The critical leaders and candidates of those two parties have already joined ADC. The founding chairman of PDP in Lagos, members of the Board of Trustees, the people who ordinarily influence candidate selection are already here. People like Bode George, who is widely regarded as the leader of PDP in Lagos, still has to be engaged, but that conversation cannot happen meaningfully until after primaries have been held. You cannot bring a candidate to a coalition conversation until you have one. And given the legal disputes ongoing in some parties, it would be premature to make commitments on unstable foundations.
What is the state of your membership drive in Lagos, particularly at the grassroots level?
Our membership growth has been extraordinary. I will not give you a specific figure because the process is ongoing, but I can tell you that we set up a membership mobilisation committee just last week. They were inaugurated in Abuja, and their mandate is to fast-track additional mobilisation. We have just ordered another 100,000 membership cards for Lagos, out of 400,000 we have requested nationally. That alone tells you the level of optimism we have about organic growth.
We have hundreds of support groups legally recognised by the party and representing critical interests. Some of them are politically active; others simply align with our values and are mobilising on our behalf, conducting civic education and encouraging voter registration. Every single day, a minimum of 10 groups send us names of people they want incorporated into our various leadership structures. That is evidence of the unusual growth this coalition has generated.

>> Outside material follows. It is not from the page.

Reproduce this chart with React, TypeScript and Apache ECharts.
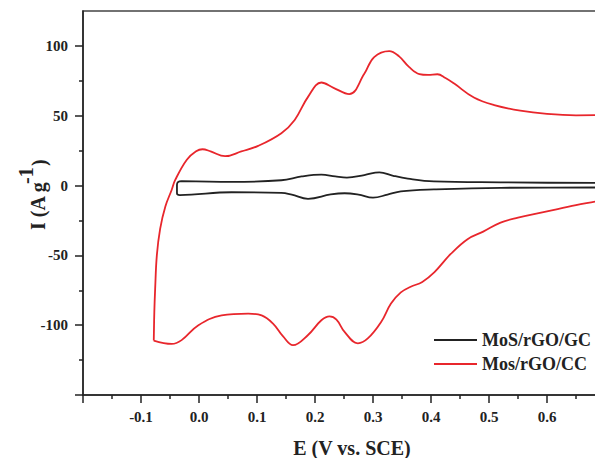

We also now have, within the party, all of the elected members who were previously in the legacy parties. Four members of the House of Representatives and one National Assembly member all five from Lagos have joined ADC. We already hold four out of 24 seats in the House of Representatives, and we are focused on retaining those and winning the remaining twenty. The voters who gave those representatives their mandates are still in this party. They are still available to vote accordingly, with the added benefit of the broader network we have built over the past three and a half years.
Our chances are extremely high, and you can tell the ruling party is nervous. Every time we hold a meeting and they hear about it, the police are sent to shut it down. No other party is experiencing that kind of targeted disruption, and no other party is doing the kind of grassroots mobilisation we are doing. Every weekend, without fail, there is a stakeholders’ meeting somewhere, with 80 to 100 people gathered. We do not even have candidates and yet people are coming.
What is going to be your selling point to the electorate?
Our selling point is knowing what the electorate wants and giving it to them. They are the ones paying taxes. They are the ones feeling the impact of service delivery or the lack of it. They are the ones experiencing the abuse and the hardship coming from government, and they want change.
There would be no coalition if people were not unhappy. There would be no agitation for change without widespread suffering. According to Newton’s first law of motion, an object remains at rest unless acted upon by a greater force. People do not want change if they are comfortable. The fact of the matter is that people are uncomfortable across the country, and this coalition is a direct response to that discomfort. It is not the product of one person’s ambition. It is a response to the yearnings, the cries and the frustration of ordinary Nigerians asking when the suffering will end.